This paper proposes an algorithm to integrate an agent’s experience in an environment with an internal (potentially inaccurate) model of that environment in a way that both improves the model and the agent’s policy. Essentially, the agent integrates its experience into its model, and improves its policy on the model before attempting another real-life trial.

The motivating example discussed is learning to drive. When we learn to make a left turn, for example, perhaps we oversteer and turn too far. Even if we only have have a very rough, approximate model of the car in our head, we can still learn to correct our oversteering without making the same mistake over and over.

A major limitation of this technique is that it requires a deterministic Markov decision process (MDP). Specifically, given a state, action, and time (this paper examines non-stationary, continuous-state, continuous-action MDPs) the resulting state should be deterministic.

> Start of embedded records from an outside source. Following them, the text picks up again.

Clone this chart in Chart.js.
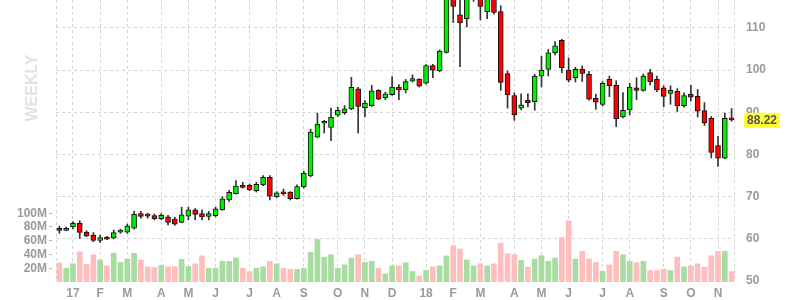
<!DOCTYPE html>
<html>
<head>
<meta charset="utf-8">
<script src="https://cdn.jsdelivr.net/npm/chart.js@4/dist/chart.umd.min.js"></script>
<style>
  html, body { margin: 0; padding: 0; background: #fff; }
  #wrap { width: 800px; height: 300px; }
</style>
</head>
<body>
<div id="wrap"><canvas id="weekChart" width="800" height="300"></canvas></div>
<script>
// weekly bars, Dec 2016 -> Nov 2018 (month initials under the first week of each month)
var weeks = [
  '', '', '17', '', '', '', 'F', '', '', '',
  'M', '', '', '', '', 'A', '', '', '', 'M',
  '', '', '', 'J', '', '', '', '', 'J', '',
  '', '', 'A', '', '', '', 'S', '', '', '',
  '', 'O', '', '', '', 'N', '', '', '', 'D',
  '', '', '', '', '18', '', '', '', 'F', '',
  '', '', 'M', '', '', '', '', 'A', '', '',
  '', 'M', '', '', '', 'J', '', '', '', '',
  'J', '', '', '', 'A', '', '', '', '', 'S',
  '', '', '', 'O', '', '', '', 'N', '', ''
];

var opens = [
  62.1, 62.0, 62.8, 63.7, 61.6, 60.8, 59.6, 60.4, 60.2, 61.6,
  61.6, 62.5, 66.0, 65.5, 65.5, 64.8, 65.2, 64.7, 63.9, 65.4,
  66.9, 66.0, 65.3, 65.5, 66.9, 69.2, 70.7, 72.7, 72.7, 71.4,
  72.8, 74.6, 70.0, 71.0, 71.1, 69.5, 72.3, 74.9, 84.1, 87.4,
  86.4, 89.3, 89.9, 90.8, 95.6, 91.1, 91.6, 95.2, 93.5, 94.2,
  96.0, 95.4, 97.4, 97.8, 96.9, 101.1, 99.8, 104.2, 118.0, 113.1,
  112.2, 117.5, 117.0, 113.9, 117.0, 113.9, 99.2, 94.0, 91.0, 92.9,
  92.5, 98.6, 100.2, 104.1, 107.1, 100.0, 98.2, 100.2, 99.0, 93.3,
  91.9, 97.8, 96.4, 88.9, 90.6, 95.8, 95.2, 99.4, 97.8, 95.8,
  94.5, 95.0, 91.6, 94.3, 93.8, 90.4, 88.6, 82.1, 79.1, 88.7
];
var highs = [
  63.0, 62.8, 64.1, 64.3, 61.9, 61.5, 60.9, 60.6, 62.1, 62.3,
  63.5, 66.5, 66.5, 66.1, 65.9, 66.0, 65.6, 65.1, 67.5, 67.5,
  67.2, 66.9, 66.5, 67.5, 70.0, 71.5, 73.8, 73.4, 73.0, 73.4,
  75.0, 75.0, 71.2, 71.8, 71.2, 72.8, 76.0, 86.0, 89.8, 88.1,
  91.0, 91.2, 91.6, 98.3, 95.9, 92.8, 96.4, 95.4, 94.8, 98.5,
  96.6, 97.8, 98.9, 98.0, 101.3, 101.4, 104.8, 118.5, 119.0, 117.5,
  118.5, 120.5, 118.0, 118.5, 118.0, 115.3, 99.8, 94.6, 94.4, 94.4,
  99.0, 103.3, 104.9, 106.8, 107.3, 102.9, 100.7, 101.0, 99.7, 94.3,
  97.3, 98.6, 97.5, 94.7, 96.9, 98.2, 99.1, 100.2, 98.6, 96.3,
  96.3, 95.6, 94.6, 96.4, 95.4, 92.3, 89.0, 84.3, 89.8, 90.9
];
var lows = [
  61.3, 61.9, 62.4, 60.1, 60.5, 59.3, 59.1, 59.8, 60.0, 61.3,
  61.3, 62.3, 64.9, 64.9, 64.5, 64.5, 63.3, 63.2, 63.8, 64.5,
  64.5, 64.5, 64.5, 65.2, 66.7, 68.9, 70.6, 72.0, 71.4, 71.1,
  72.6, 69.2, 69.8, 70.3, 69.2, 69.4, 72.0, 74.7, 84.0, 85.1,
  83.3, 89.0, 89.5, 90.6, 85.1, 88.9, 91.4, 93.0, 93.0, 94.0,
  93.0, 94.6, 97.2, 96.0, 96.7, 98.2, 99.6, 104.0, 111.3, 100.8,
  110.3, 116.3, 111.9, 112.2, 113.3, 95.2, 91.0, 88.1, 90.6, 91.3,
  90.5, 96.0, 98.6, 103.6, 99.4, 97.2, 97.2, 97.3, 92.9, 90.7,
  91.5, 93.7, 86.6, 88.7, 89.4, 93.0, 95.0, 96.5, 94.9, 91.3,
  91.9, 90.2, 91.2, 92.7, 88.9, 86.9, 79.2, 77.2, 79.0, 87.9
];
var closes = [
  62.0, 62.5, 63.7, 61.5, 60.7, 59.6, 60.3, 59.9, 61.5, 62.1,
  63.1, 65.8, 65.3, 65.4, 64.7, 65.6, 63.9, 63.5, 65.7, 66.9,
  65.8, 65.2, 66.0, 67.1, 69.5, 71.0, 72.5, 72.2, 71.6, 72.9,
  74.6, 70.1, 70.9, 70.7, 69.5, 72.4, 75.6, 85.3, 87.2, 87.5,
  88.9, 90.5, 90.8, 95.9, 91.4, 92.2, 95.1, 93.1, 94.4, 96.0,
  95.3, 97.3, 98.0, 96.2, 101.1, 100.0, 104.5, 117.5, 115.1, 111.2,
  117.0, 119.0, 115.1, 117.2, 113.7, 97.1, 94.1, 89.4, 91.8, 92.3,
  98.6, 100.0, 104.1, 105.8, 100.6, 97.6, 100.2, 99.2, 93.1, 92.4,
  96.9, 96.3, 88.5, 90.5, 96.0, 95.2, 98.6, 97.3, 95.3, 93.8,
  95.2, 91.5, 94.0, 93.6, 90.3, 87.5, 80.5, 79.1, 88.6, 88.22
];
// weekly volume, millions of shares
var volumes = [
  27.5, 20, 26.5, 44, 25.5, 39.7, 32, 23.5, 42, 28.4,
  33.3, 41.7, 32, 22, 21, 24, 22, 22.5, 33, 22.5,
  26.5, 38, 20, 20, 30, 30, 35, 20, 15, 20,
  22, 30, 26.5, 20, 18.6, 18.6, 20, 43, 61.8, 36,
  39.7, 20, 25, 34.8, 39.7, 28.4, 30, 20, 11.8, 23.5,
  23.5, 28, 15.2, 8.8, 17, 22, 23.5, 38, 53, 48,
  32, 23.5, 26.5, 23.5, 26.5, 56.5, 41, 39.7, 31.4, 21.6,
  33.3, 38.2, 30, 34.8, 64.5, 88.7, 33.3, 44.6, 33.3, 28.4,
  15.2, 25, 44.6, 39.7, 30, 28, 30, 16.7, 16.7, 18.6,
  16.7, 36.3, 22, 23.5, 26.5, 21.6, 38.2, 44.6, 44.6, 15.2
];

var priceTicks = [50, 60, 70, 80, 90, 100, 110];
var volumeTicks = [20, 40, 60, 80, 100];
var lastPrice = 88.22;

var upColor = '#00ee00';
var downColor = '#ff0000';
var volUp = '#a8dca0';
var volDown = '#ffbdbd';
var gridColor = '#d4d4d4';
var labelColor = '#9a9a9a';
var labelFont = { family: "Arial, 'Liberation Sans', sans-serif", size: 12, weight: 'bold' };

var bodies = [], wicks = [], bodyColors = [], volColors = [];
for (var i = 0; i < closes.length; i++) {
    bodies.push([opens[i], closes[i]]);
    wicks.push([lows[i], highs[i]]);
    var up = closes[i] >= opens[i];
    bodyColors.push(up ? upColor : downColor);
    volColors.push(up ? volUp : volDown);
}

var overlay = {
    id: 'overlay',
    beforeDatasetsDraw: function(chart) {
        var a = chart.chartArea, ctx = chart.ctx;
        ctx.save();
        ctx.strokeStyle = gridColor;
        ctx.lineWidth = 1;
        ctx.setLineDash([3, 3]);
        ctx.beginPath();
        ctx.moveTo(a.left + 0.5, a.top);
        ctx.lineTo(a.left + 0.5, a.bottom);
        ctx.moveTo(a.right - 0.5, a.top);
        ctx.lineTo(a.right - 0.5, a.bottom);
        ctx.stroke();
        ctx.restore();
    },
    afterDraw: function(chart) {
        var a = chart.chartArea, ctx = chart.ctx;
        ctx.save();
        // faint period tag
        ctx.translate(a.left - 23, a.top + 88);
        ctx.rotate(-Math.PI / 2);
        ctx.font = "bold 16px Arial, 'Liberation Sans', sans-serif";
        ctx.fillStyle = '#e2e2e2';
        ctx.textAlign = 'center';
        ctx.textBaseline = 'middle';
        ctx.fillText('WEEKLY', 0, 0);
        ctx.restore();

        // last price tag on the right axis
        var y = chart.scales.y.getPixelForValue(lastPrice);
        var txt = lastPrice.toFixed(2);
        ctx.save();
        ctx.font = "bold 12px Arial, 'Liberation Sans', sans-serif";
        var w = ctx.measureText(txt).width;
        ctx.fillStyle = '#ffff33';
        ctx.fillRect(a.right + 9, y - 7, w + 6, 15);
        ctx.fillStyle = '#555';
        ctx.textBaseline = 'middle';
        ctx.fillText(txt, a.right + 12, y + 1);
        ctx.restore();
    }
};

function noPad(s) {
    s.paddingTop = 0;
    s.paddingBottom = 0;
    s.paddingLeft = 0;
    s.paddingRight = 0;
}

var weekChart = new Chart("weekChart", {
    type: "bar",
    data: {
        labels: weeks,
        datasets: [{
            data: bodies,
            yAxisID: 'y',
            backgroundColor: bodyColors,
            borderColor: '#111',
            borderWidth: 1,
            borderSkipped: false,
            barThickness: 5,
            minBarLength: 2,
            grouped: false,
            order: 0
        }, {
            data: wicks,
            yAxisID: 'y',
            backgroundColor: '#333',
            barThickness: 1,
            grouped: false,
            order: 1
        }, {
            data: volumes,
            yAxisID: 'vol',
            backgroundColor: volColors,
            barThickness: 5,
            grouped: false,
            order: 2
        }]
    },
    options: {
        responsive: false,
        animation: false,
        layout: { padding: 0 },
        plugins: {
            legend: { display: false },
            tooltip: { enabled: false }
        },
        scales: {
            x: {
                offset: true,
                grid: {
                    offset: false,
                    drawTicks: false,
                    color: function(c) { return weeks[c.index] ? gridColor : 'rgba(0,0,0,0)'; }
                },
                border: { display: false, dash: [3, 3] },
                ticks: {
                    autoSkip: false,
                    maxRotation: 0,
                    padding: 4,
                    color: labelColor,
                    font: labelFont
                },
                afterFit: function(s) { s.height = 18; noPad(s); }
            },
            y: {
                position: 'right',
                min: 49.76,
                max: 116.64,
                grid: {
                    drawTicks: false,
                    color: function(c) { return c.tick && c.tick.value === 50 ? 'rgba(0,0,0,0)' : gridColor; }
                },
                border: { display: false, dash: [3, 3] },
                ticks: { padding: 11, color: labelColor, font: labelFont },
                afterBuildTicks: function(s) { s.ticks = priceTicks.map(function(v) { return { value: v }; }); },
                afterFit: function(s) { s.width = 65; noPad(s); }
            },
            vol: {
                position: 'left',
                min: 0,
                max: 410,
                grid: {
                    drawOnChartArea: false,
                    drawTicks: true,
                    tickLength: 7,
                    tickColor: '#b0b0b0',
                    tickBorderDash: [3, 4]
                },
                border: { display: false },
                ticks: {
                    padding: 2,
                    color: labelColor,
                    font: labelFont,
                    callback: function(v) { return v + 'M'; }
                },
                afterBuildTicks: function(s) { s.ticks = volumeTicks.map(function(v) { return { value: v }; }); },
                afterFit: function(s) { s.width = 56; noPad(s); }
            }
        }
    },
    plugins: [overlay]
});
</script>
</body>
</html>
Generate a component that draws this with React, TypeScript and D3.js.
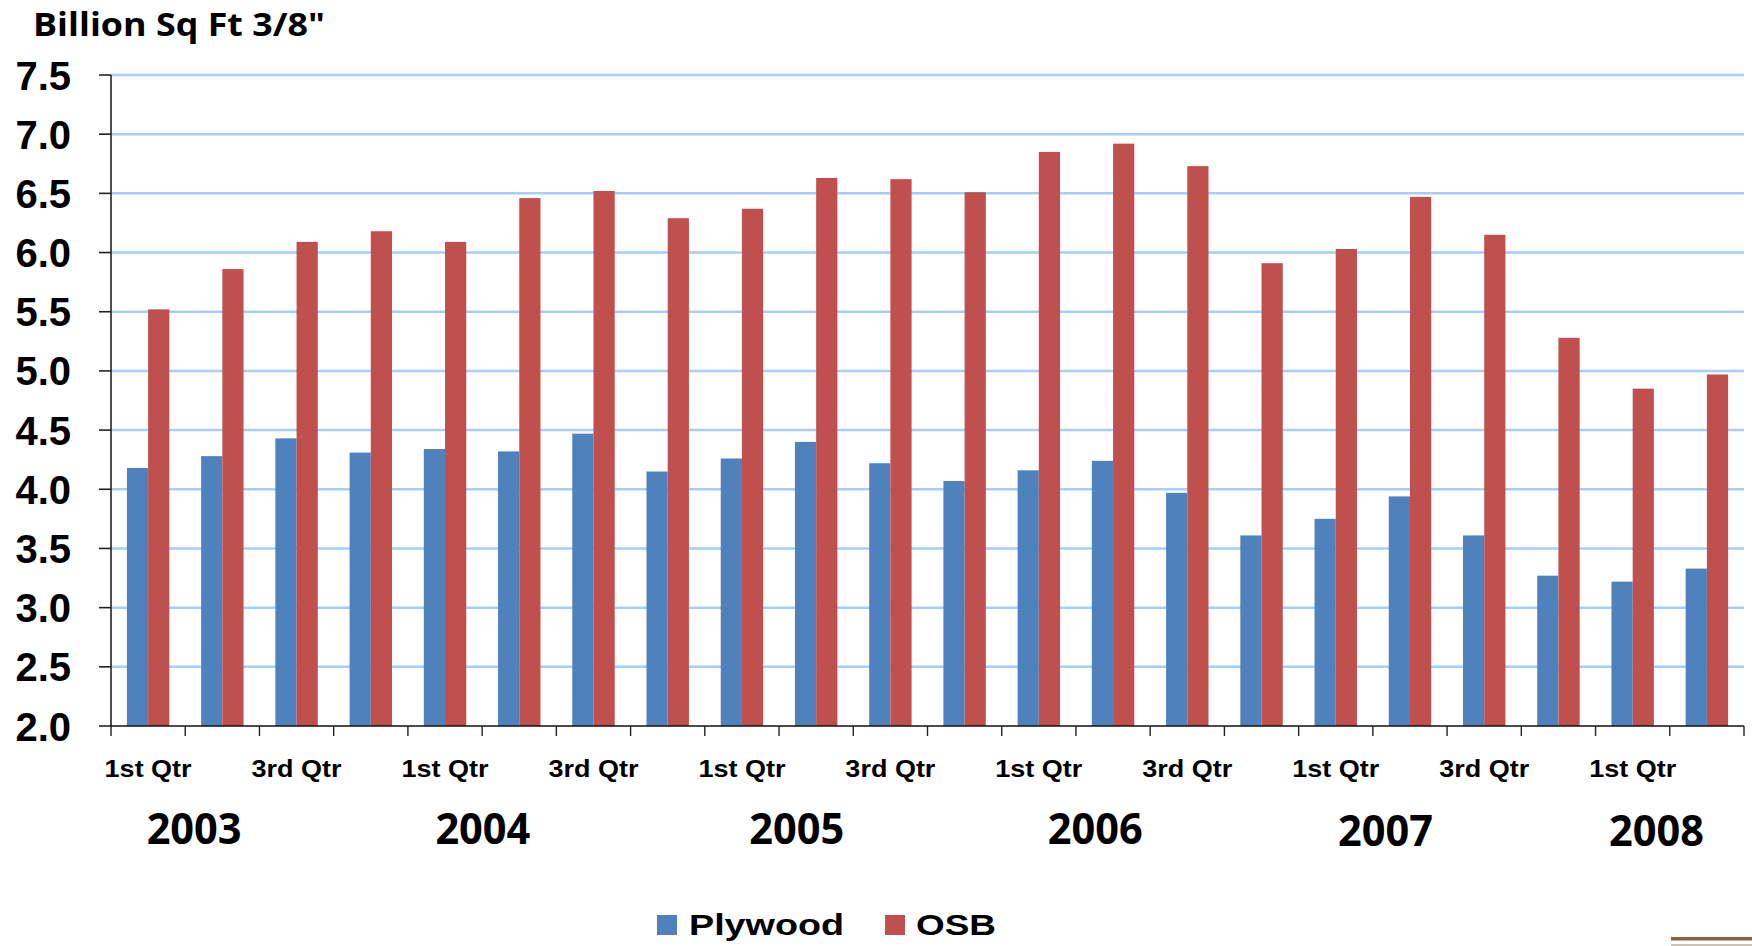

The core algorithm works on an approximate MDP $$\hat{M}^0 = (S, A, \hat{T}^0, H, s_0, R)$$ where:

• $$S$$ is a set of states
• $$A$$ is a set of actions
• $$\hat{T}^0$$ is an approximate transition model of the environment
• $$H$$ is a time horizon (the max number of steps)
• $$s_0$$ is an initial state
• $$R$$ is the reward function

We assume we have some initial policy $$\pi_\theta^0$$ parameterized by $$\theta$$ and a policy improvement algorithm $$A$$. We assume there exists a true MDP that models the process we’re trying to learn $$M=(S,A,T,H,s_0,R)$$. The algorithm proceeds as follows:

1. Run our policy improvement algorithm $$A$$ on our initial approximate MDP $$\hat{M}^0$$ and policy $$\pi_\theta^0$$ to get $$\pi_\theta^1$$.
2. Execute our policy $$\pi_\theta^1$$ on the real MDP $$M_{}$$ to get a real state-action trajectory
3. Update our approximate MDP’s model $$\hat{T}^0$$ such that the it will produce the trajectory we just observed in $$M$$. This gives us $$\hat{T}^1$$ and an updated approximate MDP $$\hat{M}^1$$.
4. Use the updated approximate MDP $$\hat{M}^1$$ and the policy improvement algorithm to find the gradient direction that will improve the performance of $$\pi_\theta^1$$ and use this gradient to get $$\pi_\theta^2$$.
5. Go back to step 2 if an improvement is found, otherwise terminate.

The paper then goes on to prove some theoretic properties of the algorithm and show its utility in a flight simulator and as a controller for an RC car. The key observation is that the model continues to improve as training runs increase and this allows the algorithm to be more sample efficient when interacting with the real MDP.